Launched in 1957, the neutral sans serif design was meant to be versatile and unobtrusive—to go unnoticed. But noticed it certainly was, soon becoming the go-to font for many brands, from Target to Apple’s Macintosh, from Yankee Stadium to the side of NASA’s space shuttle.
Wow. Learning a little bit about this history, about the rise and fall and rise of Helvetica, of the wars between those who loved and those who loathed it, made me think of asking students what they know about fonts and why they choose them. I have them work in pairs to choose a font they admire and then see what they can find out about its history, about who created it and why, and about where and by whom it is used.
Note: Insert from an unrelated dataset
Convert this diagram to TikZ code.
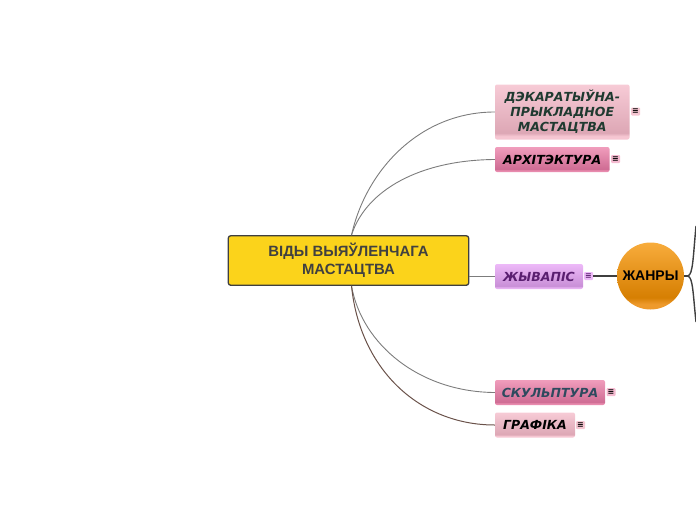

Then we use their findings to launch a discussion of different font “personalities” and to write up little bios of a couple of fonts, describing them, giving them nicknames and character traits. We have some fun along the way, and students become much more conscious of the design choices they are making, often without even thinking of them.
So the next time you give an assignment, ask students to pay special attention to the font they choose—and to append a memo to you at the end of the assignment explaining their choice. I always find these explanations fascinating!